### DO THIS:
All of the data should be output character for character, except the pictures.

### COLLECTED DATA:
- - - - - - -
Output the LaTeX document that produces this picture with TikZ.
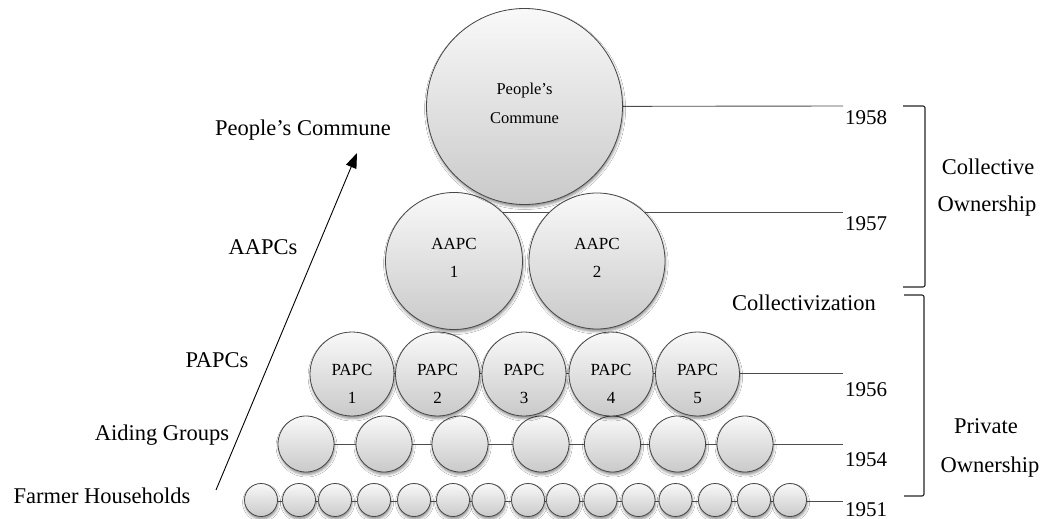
\documentclass[tikz,border=0pt]{standalone}
\usepackage{fontspec}
\setmainfont{Liberation Serif}
\usetikzlibrary{arrows.meta,shadows.blur,backgrounds}

\begin{document}
\begin{tikzpicture}[x=1pt,y=-1pt,
  orb/.style={circle,draw=black!72,line width=0.8pt,inner sep=0pt,
    top color=gray!5,bottom color=gray!42,
    blur shadow={shadow xshift=0.6pt,shadow yshift=-2.5pt,
      shadow blur radius=2.5pt,shadow opacity=45}},
  intext/.style={align=center,inner sep=0pt,font=\fontsize{17}{28}\selectfont},
  sidelbl/.style={anchor=base,inner sep=0pt,font=\fontsize{22.5}{27}\selectfont},
  yearlbl/.style={anchor=base west,inner sep=0pt,font=\fontsize{21}{25}\selectfont},
  yline/.style={draw=black!70,line width=0.9pt},
  brace/.style={draw=black!85,line width=1.1pt,rounded corners=2pt},
  rise/.style={line width=0.9pt,-{Triangle[length=15pt,width=11pt]}}]

\useasboundingbox (0,0) rectangle (1041,519);

% ends of the year lines
\coordinate (e58) at (843,106);
\coordinate (e57) at (843,212);
\coordinate (e56) at (843,373);
\coordinate (e54) at (843,444);
\coordinate (e51) at (843,501);

% farmer households
\foreach \x [count=\i] in {261,299,335,374,414,453,488.5,528,563,600.5,638.5,675.5,715,754,790}
  \node[orb,minimum size=33pt] (f\i) at (\x,500) {};

% aiding groups
\foreach \x [count=\i] in {306,384,460,541,612.5,677.5,745}
  \node[orb,minimum size=56pt] (g\i) at (\x,444) {};

% primary cooperatives
\foreach \x [count=\i] in {352,437.5,524,611,697.5} {
  \node[orb,minimum size=84pt] (p\i) at (\x,374) {};
  \node[intext] (p\i-t) at ([yshift=-10.3pt]p\i.center) {PAPC\\\i};
}

% advanced cooperatives
\node[orb,minimum size=137pt] (a1) at (454,261) {};
\node[orb,minimum size=136pt] (a2) at (597,261) {};
\node[intext] (a1-t) at ([yshift=3.6pt]a1.center) {AAPC\\1};
\node[intext] (a2-t) at ([yshift=3.6pt]a2.center) {AAPC\\2};

% commune
\node[orb,minimum size=196pt] (pc) at (524.5,106.5) {};
\node[intext,font=\fontsize{16.5}{29.7}\selectfont] (pc-t) at ([yshift=3pt]pc.center) {People's\\Commune};

% white page and year lines, behind the circles
\begin{scope}[on background layer]
  \fill[white] (0,0) rectangle (1041,519);
  \draw[yline] (pc.center) -- (e58);
  \draw[yline] (a1.center |- e57) -- (e57);
  \draw[yline] (p1.center |- e56) -- (e56);
  \draw[yline] (g1.center) -- (e54);
  \draw[yline] (f1.center |- e51) -- (e51);
\end{scope}

% years
\node[yearlbl] (y58) at (845,124.3) {1958};
\node[yearlbl] (y57) at (845,230) {1957};
\node[yearlbl] (y56) at (845,396.7) {1956};
\node[yearlbl] (y54) at (845,466.7) {1954};
\node[yearlbl] (y51) at (845,516) {1951};

% stage labels on the left
\node[sidelbl] (l-pc) at (303,135) {People's Commune};
\node[sidelbl] (l-aa) at (263,254) {AAPCs};
\node[sidelbl] (l-pa) at (217,367) {PAPCs};
\node[sidelbl] (l-ag) at (162,440) {Aiding Groups};
\node[sidelbl] (l-fh) at (102,503) {Farmer Households};

% rising arrow
\coordinate (rise0) at (216,490);
\coordinate (rise1) at (357,153);
\draw[rise] (rise0) -- (rise1);

% ownership brackets
\draw[brace] (903,106) -- (925,106) -- (925,287) -- (903,287);
\draw[brace] (904,295) -- (924,295) -- (924,496) -- (904,496);

\node[sidelbl] (coll) at (804,310.7) {Collectivization};
\node[sidelbl] (own-c1) at (988,174) {Collective};
\node[sidelbl] (own-c2) at (987,211.7) {Ownership};
\node[sidelbl] (own-p1) at (986,433) {Private};
\node[sidelbl] (own-p2) at (990,472.3) {Ownership};
\end{tikzpicture}
\end{document}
- - - - - - -
### RIGHT ANSWER:
Output the LaTeX document that produces this picture with TikZ.
\documentclass[tikz,border=0pt]{standalone}
\usepackage{fontspec}
\setmainfont{Liberation Serif}
\usetikzlibrary{arrows.meta,shadows.blur,backgrounds}

\begin{document}
\begin{tikzpicture}[x=1pt,y=-1pt,
  orb/.style={circle,draw=black!72,line width=0.8pt,inner sep=0pt,
    top color=gray!5,bottom color=gray!42,
    blur shadow={shadow xshift=0.6pt,shadow yshift=-2.5pt,
      shadow blur radius=2.5pt,shadow opacity=45}},
  intext/.style={align=center,inner sep=0pt,font=\fontsize{17}{28}\selectfont},
  sidelbl/.style={anchor=base,inner sep=0pt,font=\fontsize{22.5}{27}\selectfont},
  yearlbl/.style={anchor=base west,inner sep=0pt,font=\fontsize{21}{25}\selectfont},
  yline/.style={draw=black!70,line width=0.9pt},
  brace/.style={draw=black!85,line width=1.1pt,rounded corners=2pt},
  rise/.style={line width=0.9pt,-{Triangle[length=15pt,width=11pt]}}]

\useasboundingbox (0,0) rectangle (1041,519);

% ends of the year lines
\coordinate (e58) at (843,106);
\coordinate (e57) at (843,212);
\coordinate (e56) at (843,373);
\coordinate (e54) at (843,444);
\coordinate (e51) at (843,501);

% farmer households
\foreach \x [count=\i] in {261,299,335,374,414,453,488.5,528,563,600.5,638.5,675.5,715,754,790}
  \node[orb,minimum size=33pt] (f\i) at (\x,500) {};

% aiding groups
\foreach \x [count=\i] in {306,384,460,541,612.5,677.5,745}
  \node[orb,minimum size=56pt] (g\i) at (\x,444) {};

% primary cooperatives
\foreach \x [count=\i] in {352,437.5,524,611,697.5} {
  \node[orb,minimum size=84pt] (p\i) at (\x,374) {};
  \node[intext] (p\i-t) at ([yshift=-10.3pt]p\i.center) {PAPC\\\i};
}

% advanced cooperatives
\node[orb,minimum size=137pt] (a1) at (454,261) {};
\node[orb,minimum size=136pt] (a2) at (597,261) {};
\node[intext] (a1-t) at ([yshift=3.6pt]a1.center) {AAPC\\1};
\node[intext] (a2-t) at ([yshift=3.6pt]a2.center) {AAPC\\2};

% commune
\node[orb,minimum size=196pt] (pc) at (524.5,106.5) {};
\node[intext,font=\fontsize{16.5}{29.7}\selectfont] (pc-t) at ([yshift=3pt]pc.center) {People's\\Commune};

% white page and year lines, behind the circles
\begin{scope}[on background layer]
  \fill[white] (0,0) rectangle (1041,519);
  \draw[yline] (pc.center) -- (e58);
  \draw[yline] (a1.center |- e57) -- (e57);
  \draw[yline] (p1.center |- e56) -- (e56);
  \draw[yline] (g1.center) -- (e54);
  \draw[yline] (f1.center |- e51) -- (e51);
\end{scope}

% years
\node[yearlbl] (y58) at (845,124.3) {1958};
\node[yearlbl] (y57) at (845,230) {1957};
\node[yearlbl] (y56) at (845,396.7) {1956};
\node[yearlbl] (y54) at (845,466.7) {1954};
\node[yearlbl] (y51) at (845,516) {1951};

% stage labels on the left
\node[sidelbl] (l-pc) at (303,135) {People's Commune};
\node[sidelbl] (l-aa) at (263,254) {AAPCs};
\node[sidelbl] (l-pa) at (217,367) {PAPCs};
\node[sidelbl] (l-ag) at (162,440) {Aiding Groups};
\node[sidelbl] (l-fh) at (102,503) {Farmer Households};

% rising arrow
\coordinate (rise0) at (216,490);
\coordinate (rise1) at (357,153);
\draw[rise] (rise0) -- (rise1);

% ownership brackets
\draw[brace] (903,106) -- (925,106) -- (925,287) -- (903,287);
\draw[brace] (904,295) -- (924,295) -- (924,496) -- (904,496);

\node[sidelbl] (coll) at (804,310.7) {Collectivization};
\node[sidelbl] (own-c1) at (988,174) {Collective};
\node[sidelbl] (own-c2) at (987,211.7) {Ownership};
\node[sidelbl] (own-p1) at (986,433) {Private};
\node[sidelbl] (own-p2) at (990,472.3) {Ownership};
\end{tikzpicture}
\end{document}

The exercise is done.